The zoo where a keeper was killed after a tiger entered the enclosure she was in had reportedly been told to improve its emergency communications.
Rosa King, 34, died after a “freak accident” at Hamerton Zoo Park in Huntingdon, Cambridgeshire, on Monday.
The Telegraph said the zoo had been criticised following an inspection in 2013 - which ordered the owners to “review and replace ageing safety barriers where the structural integrity of the barrier is compromised”.
The report, quoted in the paper, added: “Inspectors consider that reliance on mobiles to communicate in an emergency is not sufficient and the system needs to be upgraded to ensure that all relevant staff can be contacted simultaneously.”
The zoo owners were also tasked with tailoring escape procedures to the various risks posed by animals at the zoo.
Hamerton Zoo Park is yet to respond to the claims made in the newspaper’s report.
King, who had worked at the zoo for about 14 years, “always loved” her job, her mother, Andrea, said, adding that she “wouldn’t have done anything else, it’s what she has always done, it’s what she has always loved.”
Friends described King as “inspirational” and said she enjoyed working with her “beloved cats”.
Police were called to the zoo at 11.15am on Monday to reports of a serious incident and an air ambulance was on the scene within 20 minutes.
Visitors were evacuated from the attraction shortly before midday but witnesses have told of hearing a “blood-curdling scream” as staff tried to distract the big cat with meat in an effort to save the zookeeper.
Cambridgeshire Constabulary said the tiger had not been killed and was unharmed following concerns that the animal might be euthanised.
Tracey Eyre, a friend of King, told the Daily Mirror: “She wouldn’t want the tiger to be destroyed, I know for a fact she wouldn’t.”
Eyre’s husband Steve, 57, added: “She said it wasn’t fair for anything to happen to the tiger, because its not the tiger’s fault.”
The gates to the attraction, which is in a rural lane surrounded by open fields, were locked on Tuesday morning as an investigation continues.
The zoo said what happened to King appeared to have been a “freak accident”.
It said: “At no point during the incident did any animals escape their enclosures and at no point was public safety affected in any way.
“All our thoughts and sympathies are with our colleagues, friends and families at this dreadful time.”

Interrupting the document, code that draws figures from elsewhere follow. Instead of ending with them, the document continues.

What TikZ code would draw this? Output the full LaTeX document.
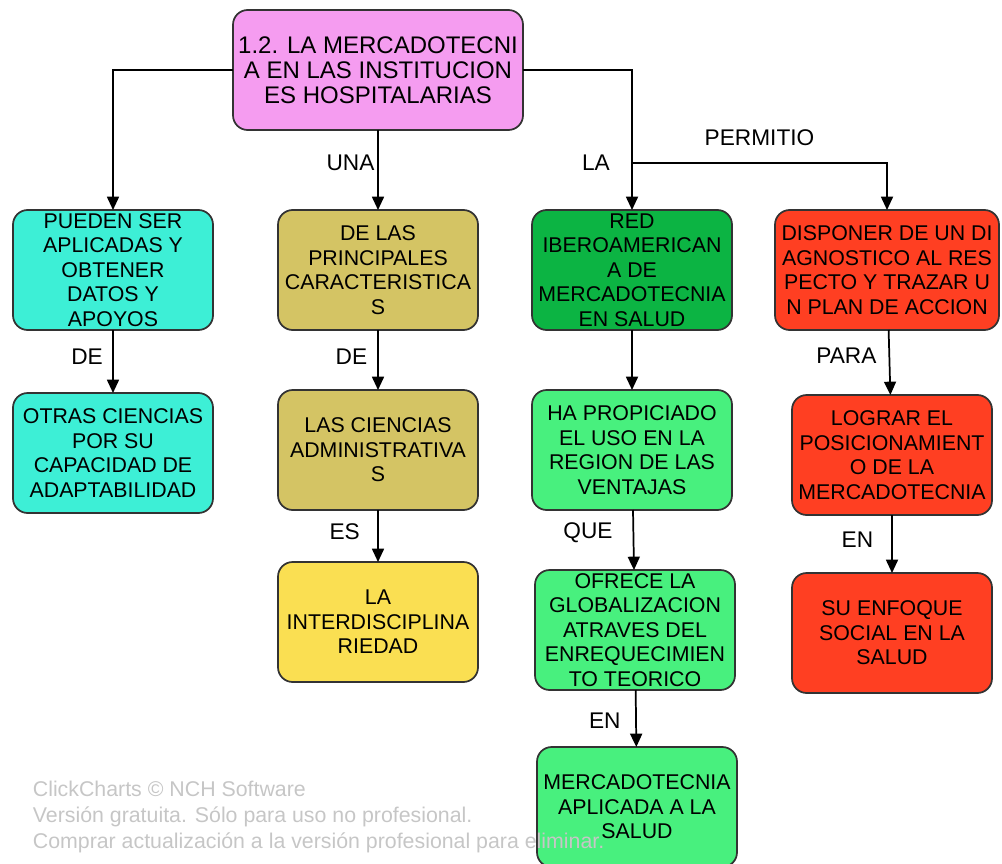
\documentclass[tikz,border=0pt]{standalone}
\usepackage{fontspec}
\setmainfont{Liberation Sans}
\usetikzlibrary{arrows.meta,positioning}
\definecolor{pinkbox}{RGB}{245,156,240}
\definecolor{turqbox}{RGB}{61,239,214}
\definecolor{khakibox}{RGB}{212,196,100}
\definecolor{darkgreenbox}{RGB}{12,180,67}
\definecolor{greenbox}{RGB}{72,240,126}
\definecolor{redbox}{RGB}{255,63,34}
\definecolor{yellowbox}{RGB}{250,223,82}
\definecolor{wmgray}{RGB}{198,198,198}
\tikzset{
  every picture/.style = {
    line width = 1.3pt,
    >={Triangle[length=10pt,width=9pt]},
    node distance = 45pt and 40pt,
  }
  ,
  concept/.style = {
    rectangle,
    rounded corners = 11pt,
    draw = black!80,
    align = center,
    inner sep = 0pt,
    outer sep = 0pt,
    font = \fontsize{16pt}{18.4pt}\selectfont,
    minimum width = 150pt,
    minimum height = 90pt
  }
  , % labels of edges
  label-edge/.style = {
    font = \fontsize{17pt}{19pt}\selectfont,
    inner sep = 2pt
  }
}

\begin{document}
\begin{tikzpicture}[->, x=0.75pt, y=-0.75pt]
  \useasboundingbox (0,0) rectangle (1002,863);

  \node [concept, fill=pinkbox, minimum width=217.5pt,
         font=\fontsize{18pt}{18.75pt}\selectfont] (tema) at (378,70)
        {1.2. LA MERCADOTECNI\\A EN LAS INSTITUCION\\ES HOSPITALARIAS};

  \node [concept, fill=khakibox, below = 60pt of tema] (carac)
        {DE LAS\\PRINCIPALES\\CARACTERISTICA\\S};
  \node [concept, fill=turqbox, left = 48.75pt of carac] (aplic)
        {PUEDEN SER\\APLICADAS Y\\OBTENER\\DATOS Y\\APOYOS};
  \node [concept, fill=darkgreenbox, right = 40.5pt of carac] (redib)
        {RED\\IBEROAMERICAN\\A DE\\MERCADOTECNIA\\EN SALUD};
  \node [concept, fill=redbox, minimum width=168pt, right = 32.25pt of redib] (diag)
        {DISPONER DE UN DI\\AGNOSTICO AL RES\\PECTO Y TRAZAR U\\N PLAN DE ACCION};

  \node [concept, fill=turqbox, below = 47.25pt of aplic] (otras)
        {OTRAS CIENCIAS\\POR SU\\CAPACIDAD DE\\ADAPTABILIDAD};
  \node [concept, fill=khakibox, below = of carac] (admin)
        {LAS CIENCIAS\\ADMINISTRATIVA\\S};
  \node [concept, fill=yellowbox, below = 39pt of admin] (inter)
        {LA\\INTERDISCIPLINA\\RIEDAD};
  \node [concept, fill=greenbox, below = of redib] (propic)
        {HA PROPICIADO\\EL USO EN LA\\REGION DE LAS\\VENTAJAS};
  \node [concept, fill=greenbox, below = of propic, xshift=2.25pt] (ofrece)
        {OFRECE LA\\GLOBALIZACION\\ATRAVES DEL\\ENREQUECIMIEN\\TO TEORICO};
  \node [concept, fill=greenbox, below = 42.75pt of ofrece, xshift=1.5pt] (aplsal)
        {MERCADOTECNIA\\APLICADA A LA\\SALUD};
  \node [concept, fill=redbox, below = 48.75pt of diag, xshift=3.75pt] (lograr)
        {LOGRAR EL\\POSICIONAMIENT\\O DE LA\\MERCADOTECNIA};
  \node [concept, fill=redbox, below = 43.5pt of lograr] (enfoq)
        {SU ENFOQUE\\SOCIAL EN LA\\SALUD};

  \coordinate [above = 35.25pt of redib.north] (cruce);

  \draw (tema.west) -| (aplic);
  \draw (tema.east) -| node [label-edge, left, pos=0.83, xshift=-14pt] {LA} (redib);
  \draw (cruce) -| node [label-edge, above, pos=0.25, yshift=10pt] {PERMITIO} (diag);

  \path (tema) edge node [label-edge, left, pos=0.41] {UNA} (carac)
        (aplic) edge node [label-edge, left, pos=0.43, xshift=-5pt] {DE} (otras)
        (carac) edge node [label-edge, left, pos=0.45, xshift=-5.5pt] {DE} (admin)
        (admin) edge node [label-edge, left, pos=0.42, xshift=-11pt] {ES} (inter)
        (redib) edge (propic)
        (propic) edge node [label-edge, left, pos=0.38, xshift=-13pt] {QUE} (ofrece)
        (ofrece) edge node [label-edge, left, pos=0.53, xshift=-9pt] {EN} (aplsal)
        (diag) edge node [label-edge, left, pos=0.4, xshift=-7pt] {PARA} (lograr)
        (lograr) edge node [label-edge, left, pos=0.43, xshift=-11.5pt] {EN} (enfoq);

  \node [anchor=north west, align=left, text=wmgray, inner sep=0pt,
         font=\fontsize{16pt}{19.5pt}\selectfont] (marca) at (32,780)
        {ClickCharts © NCH Software\\
         Versión gratuita. Sólo para uso no profesional.\\
         Comprar actualización a la versión profesional para eliminar.};
\end{tikzpicture}
\end{document}
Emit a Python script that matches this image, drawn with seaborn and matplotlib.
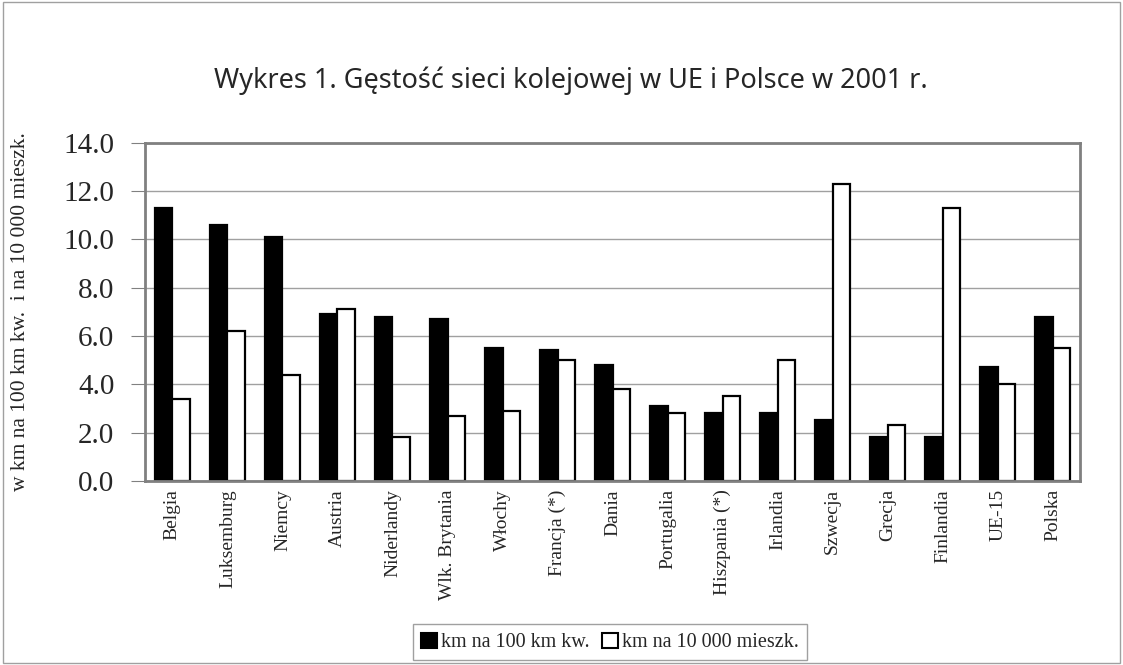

The zoo is home to about 500 animals including monkeys, cheetahs, raccoons, sloth and tigers.
Wildlife expert Steve Backshall said that tigers are solitary animals who live and hunt alone in the wild, adding that small enclosures may cause “artificial stresses” for the large cats.
“In the wild, they’ll have enormous home ranges and rarely come into contact with other tigers,” he told the BBC.
“And in captivity, quite often they’ll be kept in relatively small enclosures with other tigers, and there’s no doubt that could cause artificial stresses within those enclosed populations.”
It is not yet known how large the tiger’s enclosure at Hamerton Zoo was, or how many animals lived there.
Wildlife photographer Garry Chisholm paid tribute to King on his Facebook page saying he was “deeply saddened” to hear of her death.
“Rosa wasn’t just a keeper at Hamerton Zoo – she was Hamerton Zoo,” he wrote.
“Her passion for the animals in her care was exceptional though her favourites were undoubtedly the cheetahs which she would refer to as her pride and joy.”
Chisholm said he was privileged to have known King, adding that she would be “greatly missed”.
Philip Caso, a 20-year-old zoology student from Peterborough, got to know King through doing work experience at the zoo each summer and commended her conservation efforts.
In a tribute on Facebook he wrote: “I’m literally devastated to hear that one of the most inspirational women I knew died at Hamerton Zoo.
“Rosa loved and respected those animals to the point where each and every one was like a child to her. Her passion for her job has really inspired me and I was just glad I got the chance to know her. Thinking of all the other keepers.”
Photographer Hollie Gordon, who said she became friends with King through visits to the zoo, said: “Her passion for the animals, the zoo and conservation really shone through. She loved them all!”
The 24-year-old, from Blackpool, added: “I am in shock by what has happened. Terribly upset and can’t quite believe I won’t see her again with a big smile on her face and working with her beloved cats.”